My Sons Played Football. I Wish We’d Started With Flag
The Evolution of Football and the Importance of Brain Health
For years, I spent countless Friday nights at Mercer Stadium in Missouri City watching my sons play high school football. Later, I would be at Darrell K Royal-Texas Memorial Stadium in Austin and Amon G. Carter Stadium in Fort Worth on Saturdays. I was the dad who never missed a game, believing that football taught discipline, teamwork, and character.
However, if I could go back in time with the knowledge I have now about brain health, I would have encouraged my boys to try flag football until high school. Even then, I would have demanded strict limits on contact practices.
What changed my mind wasn’t the dramatic helmet-to-helmet collisions you see on highlight reels or even a ground hit to the head like the one that recently put Longhorns quarterback Arch Manning in concussion protocol. It was learning about the thousands of smaller hits that occur during every practice and game. These smaller impacts don’t always cause obvious symptoms but may be rewiring young brains in ways we’re only beginning to understand.
The research is clear: it’s not just the big hits that matter, but the accumulation of repetitive head impacts over time.
Understanding the Science Behind Head Injuries
The science tells a sobering story. Research published in Annals of Neurology found that the odds of developing chronic traumatic encephalopathy (CTE) roughly double every 2.6 years of play. Another study showed that while starting football young doesn’t necessarily increase CTE severity, it’s linked to symptoms appearing about 2.5 years earlier for each year of youth play. This means those who started playing before age 12 may experience problems roughly 13 years sooner than those who wait.
That said, the evidence isn’t entirely one-sided. A study of hundreds of former University of Notre Dame football players found that while they reported more headaches and cognitive complaints, they actually had lower all-cause mortality than the general population. This highlights that this research is still evolving and complex.
Texas’s Steps Toward Safer Football
Texas has already taken important steps on concussion response. The state requires concussion oversight and return-to-play rules under Natasha’s Law (House Bill 2038, which passed in 2011). This law requires doctors to lead Concussion Oversight Teams and use proven methods to handle diagnosed concussions.
We should build on that foundation by emphasizing prevention. One way to do this is to make flag football a UIL varsity sport in all high schools for boys and girls. This would mean official seasons, district championships, and state tournaments, giving flag the same recognition and resources as other varsity sports. Schools could offer flag as a legitimate varsity pathway alongside tackle, creating real choices for student-athletes.
With flag football headed to the 2028 Olympics in Los Angeles, there’s even a new elite pathway for those interested in pursuing the sport professionally.
What Can Families and Schools Do Now?
So what can families and schools do right now? Choose flag before high school. If your teen opts for tackle later, treat contact like a budget—fewer full-speed practices, safer technique, and clear limits from Mondays through Thursdays.

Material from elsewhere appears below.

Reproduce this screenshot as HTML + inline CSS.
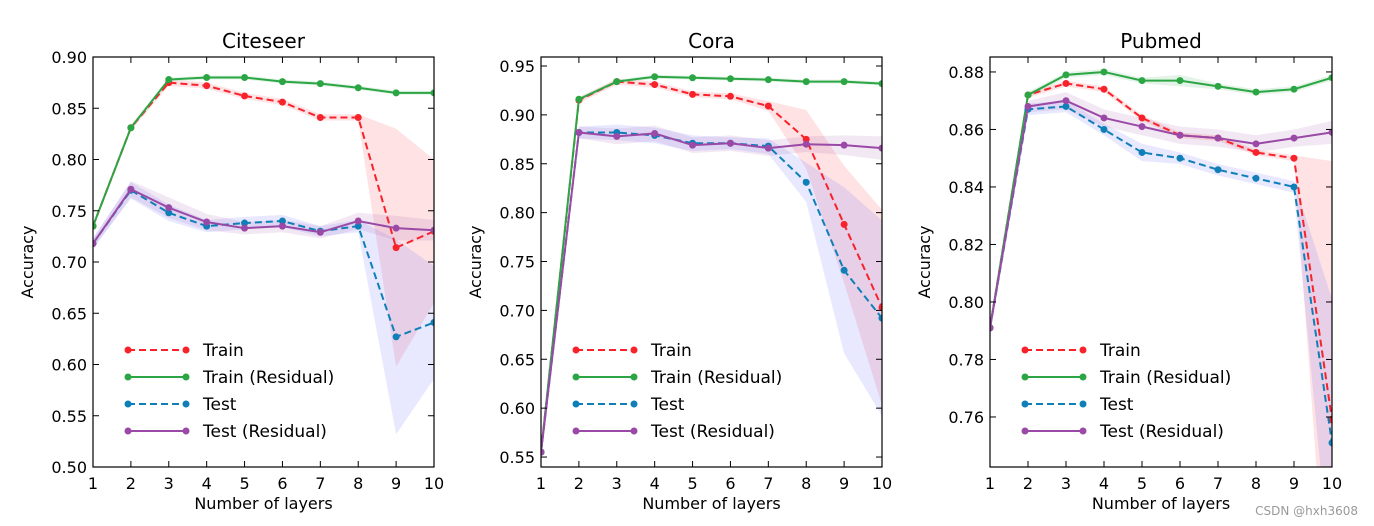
<!DOCTYPE html>
<html><head><meta charset="utf-8"><style>
html,body{margin:0;padding:0;background:#fff;overflow:hidden;width:1374px;height:526px;}
svg{display:block;}
svg text{font-family:"DejaVu Sans","Liberation Sans",sans-serif;fill:#000;}
</style></head><body>
<svg id="fig" width="1374" height="526" viewBox="0 0 1374 526" xmlns="http://www.w3.org/2000/svg">
<text x="1358" y="515" text-anchor="end" font-size="12" fill="#999" style="fill:#999">CSDN @hxh3608</text>
</svg>
<script>
const layers=[1,2,3,4,5,6,7,8,9,10];
const citeTrain=[0.735,0.831,0.875,0.872,0.862,0.856,0.841,0.841,0.714,0.730];
const citeTrainRes=[0.735,0.831,0.878,0.880,0.880,0.876,0.874,0.870,0.865,0.865];
const citeTest=[0.718,0.770,0.748,0.735,0.738,0.740,0.730,0.735,0.627,0.641];
const citeTestRes=[0.718,0.771,0.753,0.739,0.733,0.735,0.729,0.740,0.733,0.731];
const citeTrainStd=[0.003,0.003,0.003,0.003,0.003,0.003,0.003,0.003,0.116,0.07];
const citeTrainResStd=[0.002,0.002,0.002,0.002,0.002,0.002,0.002,0.002,0.002,0.002];
const citeTestStd=[0.005,0.008,0.008,0.006,0.006,0.006,0.005,0.006,0.095,0.055];
const citeTestResStd=[0.005,0.008,0.01,0.008,0.006,0.006,0.006,0.008,0.012,0.01];
const coraTrain=[0.555,0.915,0.934,0.931,0.921,0.919,0.909,0.875,0.788,0.703];
const coraTrainRes=[0.555,0.916,0.934,0.939,0.938,0.937,0.936,0.934,0.934,0.932];
const coraTest=[0.555,0.882,0.882,0.879,0.871,0.871,0.868,0.831,0.741,0.692];
const coraTestRes=[0.555,0.882,0.878,0.881,0.869,0.871,0.866,0.870,0.869,0.866];
const coraTrainStd=[0.005,0.003,0.003,0.003,0.003,0.003,0.005,0.03,0.06,0.1];
const coraTrainResStd=[0.005,0.002,0.002,0.002,0.002,0.002,0.002,0.002,0.002,0.002];
const coraTestStd=[0.005,0.006,0.008,0.008,0.008,0.006,0.008,0.02,0.085,0.1];
const coraTestResStd=[0.005,0.006,0.008,0.008,0.008,0.008,0.008,0.008,0.01,0.012];
const pubTrain=[0.791,0.872,0.876,0.874,0.864,0.858,0.857,0.852,0.850,0.759];
const pubTrainRes=[0.791,0.872,0.879,0.880,0.877,0.877,0.875,0.873,0.874,0.878];
const pubTest=[0.791,0.867,0.868,0.860,0.852,0.850,0.846,0.843,0.840,0.751];
const pubTestRes=[0.791,0.868,0.870,0.864,0.861,0.858,0.857,0.855,0.857,0.859];
const pubTrainStd=[0.001,0.001,0.001,0.001,0.001,0.001,0.001,0.001,0.001,0.09];
const pubTrainResStd=[0.001,0.001,0.001,0.001,0.001,0.002,0.001,0.001,0.001,0.001];
const pubTestStd=[0.001,0.002,0.002,0.002,0.003,0.002,0.002,0.002,0.002,0.05];
const pubTestResStd=[0.001,0.002,0.003,0.003,0.003,0.003,0.003,0.003,0.003,0.004];
const citeTicks=[0.50,0.55,0.60,0.65,0.70,0.75,0.80,0.85,0.90];
const coraTicks=[0.55,0.60,0.65,0.70,0.75,0.80,0.85,0.90,0.95];
const pubTicks=[0.76,0.78,0.80,0.82,0.84,0.86,0.88];
const xTicks=[1,2,3,4,5,6,7,8,9,10];
const seriesNames=["Train","Train (Residual)","Test","Test (Residual)"];
const colors=["#f8222b","#2ca645","#0f7fb8","#9a4aa6"];
const bandColors=["#f8222b","#2ca645","#6666ff","#9a4aa6"];
const dashed=[true,false,true,false];

const NS="http://www.w3.org/2000/svg";
const svg=document.getElementById('fig');
function mk(tag,attrs,parent){const e=document.createElementNS(NS,tag);for(const k in attrs)e.setAttribute(k,attrs[k]);(parent||svg).appendChild(e);return e;}

function panel(key,title,x0,x1,y0,y1,ymin,ymax,ticks,dec,series,stds){
  const g=mk('g',{});
  
  
  const sx=v=>x0+(v-1)/9*(x1-x0);
  const sy=v=>y1-(v-ymin)/(ymax-ymin)*(y1-y0);
  const clipId='clip-'+key;
  const cp=mk('clipPath',{id:clipId},g);
  mk('rect',{x:x0,y:y0,width:x1-x0,height:y1-y0},cp);
  const pg=mk('g',{'clip-path':'url(#'+clipId+')'},g);
  series.forEach((s,i)=>{
    let top=layers.map((l,j)=>sx(l)+','+sy(s[j]+stds[i][j]));
    let bot=layers.map((l,j)=>sx(l)+','+sy(s[j]-stds[i][j])).reverse();
    const b=mk('polygon',{points:top.concat(bot).join(' '),fill:bandColors[i],'fill-opacity':i==2?0.15:0.13,stroke:'none'},pg);
    
    
  });
  series.forEach((s,i)=>{
    const pts=layers.map((l,j)=>sx(l)+','+sy(s[j])).join(' ');
    const ln=mk('polyline',{points:pts,fill:'none',stroke:colors[i],'stroke-width':2,'stroke-dasharray':dashed[i]?'7,4':'none'},pg);
    
    
    layers.forEach((l,j)=>{
      const c=mk('circle',{cx:sx(l),cy:sy(s[j]),r:3.5,fill:colors[i]},pg);
      
      
    });
  });
  const fr=mk('rect',{x:x0,y:y0,width:x1-x0,height:y1-y0,fill:'none',stroke:'#000','stroke-width':1.2},g);
  
  
  ticks.forEach(t=>{
    const y=sy(t);
    mk('line',{x1:x0,x2:x0+6,y1:y,y2:y,stroke:'#000'},g);
    mk('line',{x1:x1,x2:x1-6,y1:y,y2:y,stroke:'#000'},g);
    const tx=mk('text',{x:x0-6,y:y+6,'text-anchor':'end','font-size':16},g);
    tx.textContent=t.toFixed(dec);
    
    
  });
  xTicks.forEach(t=>{
    const x=sx(t);
    mk('line',{x1:x,x2:x,y1:y1,y2:y1-6,stroke:'#000'},g);
    mk('line',{x1:x,x2:x,y1:y0,y2:y0+6,stroke:'#000'},g);
    const tx=mk('text',{x:x,y:y1+22,'text-anchor':'middle','font-size':16},g);
    tx.textContent=t;
    
    
  });
  const tt=mk('text',{x:(x0+x1)/2,y:y0-9,'text-anchor':'middle','font-size':20},g);
  tt.textContent=title;
  
  
  const xl=mk('text',{x:(x0+x1)/2,y:y1+42,'text-anchor':'middle','font-size':16},g);
  xl.textContent='Number of layers';
  
  
  const yl=mk('text',{x:0,y:0,'text-anchor':'middle','font-size':16,transform:'translate('+(x0-60)+','+((y0+y1)/2)+') rotate(-90)'},g);
  yl.textContent='Accuracy';
  
  
  seriesNames.forEach((n,i)=>{
    const ly=350+i*27-57+y0;
    const lg=mk('g',{},g);
    
    
    mk('line',{x1:x0+35,x2:x0+93,y1:ly,y2:ly,stroke:colors[i],'stroke-width':2,'stroke-dasharray':dashed[i]?'7,4':'none'},lg);
    mk('circle',{cx:x0+35,cy:ly,r:3.5,fill:colors[i]},lg);
    mk('circle',{cx:x0+93,cy:ly,r:3.5,fill:colors[i]},lg);
    const t=mk('text',{x:x0+110,y:ly+6,'font-size':17},lg);
    t.textContent=n;
  });
}
panel('citeseer','Citeseer',93,434,57,467,0.50,0.90,citeTicks,2,[citeTrain,citeTrainRes,citeTest,citeTestRes],[citeTrainStd,citeTrainResStd,citeTestStd,citeTestResStd]);
panel('cora','Cora',541,882,57,467,0.5398,0.9592,coraTicks,2,[coraTrain,coraTrainRes,coraTest,coraTestRes],[coraTrainStd,coraTrainResStd,coraTestStd,coraTestResStd]);
panel('pubmed','Pubmed',990,1332,57,467,0.7426,0.8852,pubTicks,2,[pubTrain,pubTrainRes,pubTest,pubTestRes],[pubTrainStd,pubTrainResStd,pubTestStd,pubTestResStd]);
</script>
</body></html>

Ask programs to publish their contact policies and track head-impact exposure, not just concussions. Make sure that qualified medical professionals—not game-day emotion—guide return-to-play decisions, as Natasha’s Law requires.
I’m not anti-football. I’m pro-kid. The sport my sons love can evolve without losing what makes it special. We can keep the mentorship, teamwork, and joy, but we can cut the exposure that carries long-term costs for families.
Football’s future in Texas can be both safer and stronger—if we evolve with the science.
Setting a New Standard for Youth Sports
Let’s set a new standard: Play flag until high school, and when tackle begins, manage contact with the same seriousness we bring to grades, nutrition, and sleep. Our children’s minds are too precious to gamble with, no matter how much we love Friday night lights.
Jim Scarborough is a Houston father of two former football players, including son Mike Scarborough, who played with the Tennessee Titans in the 2000 pre-season until he was sidelined by a broken hand.